▶ [TASK OBJECTIVE]
Retype every line from the top of the entries down to the one with "from matplotlib.lines import Line2D", both included, and skip the pictures.

┄┄┄┄┄┄

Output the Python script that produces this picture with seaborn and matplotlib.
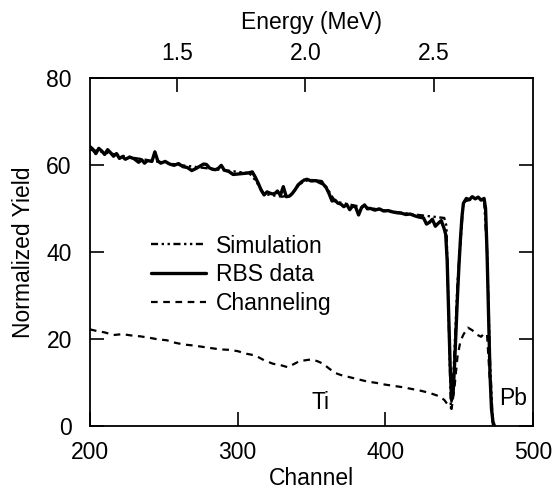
import matplotlib
matplotlib.use("Agg")
import numpy as np
import pandas as pd
import matplotlib.pyplot as plt
import seaborn as sns
from matplotlib.lines import Line2D

# --- DATA ---
rbs_channel = [
    200, 202, 204, 206, 208, 210, 212, 214, 216, 218,
    220, 222, 224, 227, 230, 233, 235, 237, 239, 242,
    244, 246, 248, 251, 254, 257, 260, 263, 266, 269,
    272, 275, 277, 279, 281, 283, 285, 287, 289, 291,
    294, 297, 300, 303, 306, 308, 310, 312, 314, 316,
    318, 320, 322, 324, 326, 327, 329, 331, 333, 335,
    337, 339, 341, 343, 345, 347, 350, 353, 356, 358,
    360, 362, 364, 366, 368, 370, 372, 374, 376, 378,
    380, 382, 384, 386, 388, 390, 393, 396, 399, 402,
    405, 408, 411, 414, 417, 420, 423, 426, 428, 430,
    432, 434, 436, 438, 440, 441, 442, 443, 444, 445,
    446, 447, 448, 449, 450, 451, 452, 453, 455, 457,
    459, 461, 463, 465, 467, 468, 469, 470, 471, 472,
    473, 474,
]
rbs_yield = [
    64.2, 63.6, 62.6, 63.8, 63.2, 62.4, 63.5, 62.8, 62.0, 62.6,
    61.5, 61.9, 61.3, 61.8, 61.4, 60.6, 61.2, 60.4, 61.0, 60.8,
    63.0, 60.9, 60.4, 60.8, 60.2, 59.9, 60.3, 59.6, 59.4, 58.7,
    59.2, 59.8, 60.2, 60.1, 59.3, 59.0, 58.9, 59.2, 59.9, 58.8,
    58.5, 57.8, 57.9, 58.0, 58.1, 58.2, 58.4, 57.2, 55.8, 54.2,
    53.1, 53.8, 53.5, 53.3, 53.6, 54.0, 53.0, 55.0, 52.7, 52.8,
    53.4, 54.3, 55.4, 56.0, 56.5, 56.7, 56.3, 56.4, 55.9, 55.6,
    54.8, 53.4, 51.7, 51.9, 51.2, 51.0, 50.4, 50.9, 49.7, 50.6,
    50.3, 48.5, 50.2, 50.8, 49.9, 50.0, 49.6, 49.9, 49.4, 49.5,
    49.2, 49.0, 48.9, 48.6, 48.7, 48.3, 48.0, 47.8, 46.4, 46.8,
    47.5, 45.9, 46.6, 47.2, 45.3, 44.0, 38.0, 26.0, 14.0, 6.0,
    7.5, 14.0, 22.0, 30.0, 37.0, 43.0, 48.0, 51.2, 52.3, 52.0,
    52.7, 52.2, 52.6, 51.9, 52.3, 50.0, 40.0, 26.0, 12.0, 4.0,
    1.0, 0.0,
]

sim_channel = [200, 230, 260, 290, 308, 312, 318, 330, 336, 342,
               348, 357, 361, 366, 380, 400, 420, 440, 441.5, 443,
               444.5, 446, 449, 453, 460, 467, 469, 471, 473]
sim_yield = [63.5, 61.6, 60.0, 58.8, 58.1, 56.5, 53.3, 52.7, 53.0, 55.6,
             56.6, 56.3, 54.5, 51.6, 50.6, 49.5, 48.6, 47.8, 46.0, 25.0,
             4.0, 10.0, 33.0, 51.5, 52.3, 52.0, 40.0, 15.0, 0.0]

chan_channel = [200, 205, 210, 216, 222, 228, 234, 240, 246, 252,
                258, 264, 270, 276, 282, 288, 294, 300, 306, 312,
                318, 324, 330, 334, 338, 342, 346, 350, 354, 358,
                362, 366, 370, 376, 382, 388, 394, 400, 406, 412,
                418, 424, 430, 436, 440, 443, 445, 447, 449, 451,
                453, 456, 459, 462, 465, 467, 469, 471, 473]
chan_yield = [22.2, 21.8, 21.5, 20.9, 21.1, 20.8, 20.6, 20.3, 19.9, 19.7,
              19.1, 18.7, 18.5, 18.2, 17.9, 17.6, 17.5, 17.2, 16.6, 16.2,
              15.1, 14.3, 13.9, 13.5, 14.2, 14.9, 15.1, 15.3, 14.9, 14.3,
              13.2, 12.2, 11.7, 11.2, 10.7, 10.2, 9.9, 9.5, 9.2, 8.9,
              8.5, 8.1, 7.6, 6.9, 6.0, 4.6, 3.9, 9.0, 16.0, 19.5,
              21.0, 22.6, 22.0, 21.0, 20.5, 21.3, 21.0, 10.0, 0.0]

energy_ticks = [1.5, 2.0, 2.5]
yield_ticks = [0, 20, 40, 60, 80]
channel_ticks = [200, 300, 400, 500]

# energy calibration (MeV) of the channel axis
E_OFFSET = 0.012
E_PER_CH = 0.5 / 87.0


def ch2e(ch):
    return E_OFFSET + np.asarray(ch) * E_PER_CH


def e2ch(e):
    return (np.asarray(e) - E_OFFSET) / E_PER_CH


sns.set_theme(style="ticks")
plt.rcParams['font.family'] = ['Liberation Sans', 'DejaVu Sans']
plt.rcParams['text.color'] = 'black'
plt.rcParams['axes.labelcolor'] = 'black'
plt.rcParams['xtick.color'] = 'black'
plt.rcParams['ytick.color'] = 'black'
FS = 16.5
SIM_DASH = (0, (3, 1.5, 1, 1.5, 1, 1.5))
CHAN_DASH = (0, (3, 2.5))

fig = plt.figure(figsize=(5.55, 4.93), dpi=100)
ax = fig.add_axes([0.162, 0.136, 0.798, 0.706])

rbs_df = pd.DataFrame({"Channel": rbs_channel, "Yield": rbs_yield})
sim_df = pd.DataFrame({"Channel": sim_channel, "Yield": sim_yield})
chan_df = pd.DataFrame({"Channel": chan_channel, "Yield": chan_yield})

sns.lineplot(data=sim_df, x="Channel", y="Yield", ax=ax, color="black",
             lw=1.7, linestyle=SIM_DASH, zorder=3)
sns.lineplot(data=rbs_df, x="Channel", y="Yield", ax=ax, color="black",
             lw=2.4, zorder=2)
sns.lineplot(data=chan_df, x="Channel", y="Yield", ax=ax, color="black",
             lw=1.6, linestyle=CHAN_DASH, zorder=3)

ax.set_xlim(200, 500)
ax.set_ylim(0, 80)
ax.set_xticks(channel_ticks)
ax.set_yticks(yield_ticks)
ax.set_xlabel("Channel", fontsize=FS, labelpad=2)
ax.set_ylabel("Normalized Yield", fontsize=FS, labelpad=8)
ax.tick_params(axis="both", direction="in", length=10, width=1.2,
               labelsize=FS, colors="black")
ax.tick_params(axis="x", pad=11)
ax.tick_params(axis="y", right=True, pad=13)
for s in ax.spines.values():
    s.set_linewidth(1.3)
    s.set_color("black")

sec = ax.secondary_xaxis("top", functions=(ch2e, e2ch))
sec.set_xticks(energy_ticks)
sec.set_xticklabels([f"{e:.1f}" for e in energy_ticks])
sec.tick_params(direction="in", length=10, width=1.2, labelsize=FS, pad=9,
                colors="black")
sec.set_xlabel("Energy (MeV)", fontsize=FS, labelpad=10, color="black")

ax.text(356, 5.5, "Ti", fontsize=FS, ha="center", va="center")
ax.text(486.5, 6.4, "Pb", fontsize=FS, ha="center", va="center")

handles = [
    Line2D([], [], color="black", lw=1.7, linestyle=SIM_DASH),
    Line2D([], [], color="black", lw=2.4),
    Line2D([], [], color="black", lw=1.6, linestyle=CHAN_DASH),
]
ax.legend(handles, ["Simulation", "RBS data", "Channeling"], frameon=False,
          loc="upper left", bbox_to_anchor=(0.138, 0.55), borderaxespad=0,
          borderpad=0, fontsize=FS, handlelength=2.4, handletextpad=0.45,
          labelspacing=0.25)

fig.savefig("out.png", dpi=100)
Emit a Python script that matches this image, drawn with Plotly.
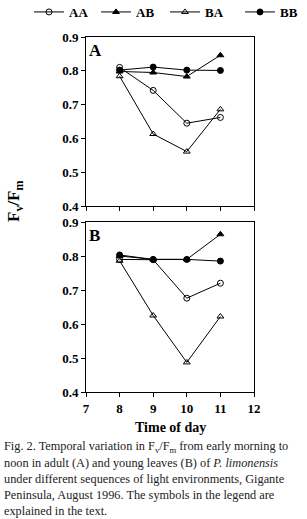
import plotly.graph_objects as go

hours = [8, 9, 10, 11]
series = ["AA", "AB", "BA", "BB"]
panel_a = {
    "AA": [0.81, 0.742, 0.645, 0.662],
    "AB": [0.798, 0.795, 0.783, 0.846],
    "BA": [0.784, 0.613, 0.561, 0.686],
    "BB": [0.802, 0.811, 0.802, 0.801],
}
panel_b = {
    "AA": [0.79, 0.789, 0.676, 0.72],
    "AB": [0.8, 0.79, 0.79, 0.864],
    "BA": [0.786, 0.625, 0.487, 0.622],
    "BB": [0.803, 0.79, 0.79, 0.785],
}
y_ticks = [0.4, 0.5, 0.6, 0.7, 0.8, 0.9]
x_ticks = [7, 8, 9, 10, 11, 12]
symbols = {"AA": "circle-open", "AB": "triangle-up", "BA": "triangle-up-open", "BB": "circle"}
legend_of = {"AA": "legend", "AB": "legend", "BA": "legend2", "BB": "legend2"}

caption_lines = [
    "Fig. 2. Temporal variation in F<sub>v</sub>/F<sub>m</sub> from early morning to",
    "noon in adult (A) and young leaves (B) of <i>P. limonensis</i>",
    "under different sequences of light environments, Gigante",
    "Peninsula, August 1996. The symbols in the legend are",
    "explained in the text.",
]

W, H = 307, 519
L, R = 86, 53
PW = W - L - R
def py(px):
    return 1 - px / H
def px_x(px):
    return (px - L) / PW

fig = go.Figure()
for s in series:
    for i, (data, xa, ya) in enumerate([(panel_a, "x", "y"), (panel_b, "x2", "y2")]):
        fig.add_trace(go.Scatter(
            x=hours, y=data[s], xaxis=xa, yaxis=ya, mode="lines+markers",
            name=s, legendgroup=s, showlegend=(i == 0), legend=legend_of[s],
            line=dict(color="black", width=1),
            marker=dict(symbol=symbols[s], size=6, color="black",
                        line=dict(color="black", width=1)),
        ))

serif = "Liberation Serif"
axis_common = dict(showline=True, linecolor="black", linewidth=1, mirror=True,
                   ticks="outside", ticklen=4, tickcolor="black", showgrid=False,
                   zeroline=False, tickfont=dict(family=serif, size=13, color="black", weight="bold"))
legend_common = dict(orientation="h", xanchor="left", y=py(12), yanchor="middle",
                     font=dict(family=serif, size=13, color="black", weight="bold"),
                     entrywidthmode="pixels",
                     bgcolor="rgba(0,0,0,0)", tracegroupgap=0)

fig.update_layout(
    width=W, height=H, paper_bgcolor="white", plot_bgcolor="white",
    margin=dict(l=L, r=R, t=0, b=0, autoexpand=False),
    showlegend=True,
    legend=dict(x=px_x(29), entrywidth=22, **legend_common),
    legend2=dict(x=px_x(165), entrywidth=30, **legend_common),
    xaxis=dict(domain=[0, 1], range=[7, 12], tickvals=x_ticks, showticklabels=False,
               anchor="y", **axis_common),
    yaxis=dict(domain=[py(206), py(37)], range=[0.4, 0.9], tickvals=y_ticks,
               tickformat=".1f", anchor="x", **axis_common),
    xaxis2=dict(domain=[0, 1], range=[7, 12], tickvals=x_ticks, anchor="y2", **axis_common),
    yaxis2=dict(domain=[py(392), py(222)], range=[0.4, 0.9], tickvals=y_ticks,
                tickformat=".1f", anchor="x2", **axis_common),
)

anns = [
    dict(text="<b>A</b>", x=7.02, y=0.895, xref="x", yref="y", xanchor="left", yanchor="top",
         showarrow=False, font=dict(family=serif, size=17, color="black")),
    dict(text="<b>B</b>", x=7.02, y=0.895, xref="x2", yref="y2", xanchor="left", yanchor="top",
         showarrow=False, font=dict(family=serif, size=17, color="black")),
    dict(text="<b>F<sub>v</sub>/F<sub>m</sub></b>", x=px_x(15), y=py(202), xref="paper", yref="paper",
         textangle=-90, showarrow=False, xanchor="center", yanchor="middle",
         font=dict(family=serif, size=17, color="black")),
    dict(text="<b>Time of day</b>", x=0.5, y=py(427), xref="paper", yref="paper",
         showarrow=False, xanchor="center", yanchor="middle",
         font=dict(family=serif, size=14, color="black")),
]
for k, line in enumerate(caption_lines):
    anns.append(dict(text=line, x=px_x(2), y=py(447 + k * 16), xref="paper", yref="paper",
                     showarrow=False, xanchor="left", yanchor="middle", align="left",
                     font=dict(family=serif, size=12.3, color="#222")))
fig.update_layout(annotations=anns)

fig.write_html("out.html")
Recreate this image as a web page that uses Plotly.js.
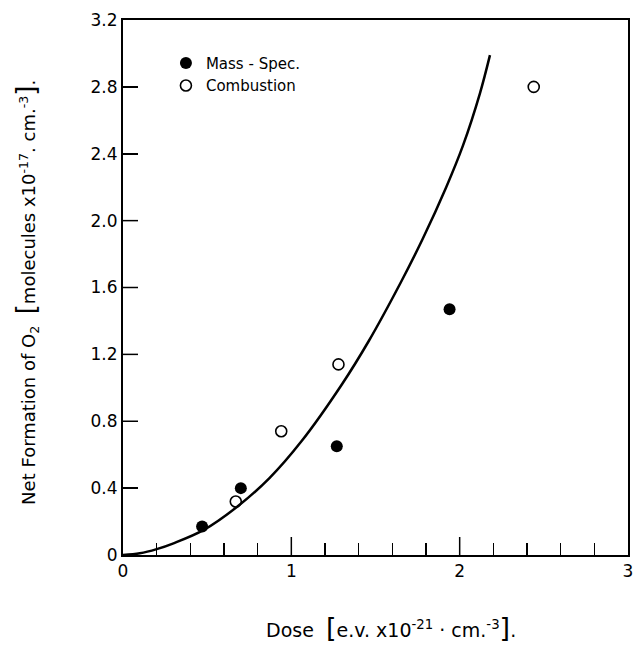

┄┄┄┄┄┄

▶ [OUTPUT BELOW]
Output the Python script that produces this picture with seaborn and matplotlib.
import matplotlib
matplotlib.use("Agg")
import numpy as np
import pandas as pd
import matplotlib.pyplot as plt
import seaborn as sns
from matplotlib.lines import Line2D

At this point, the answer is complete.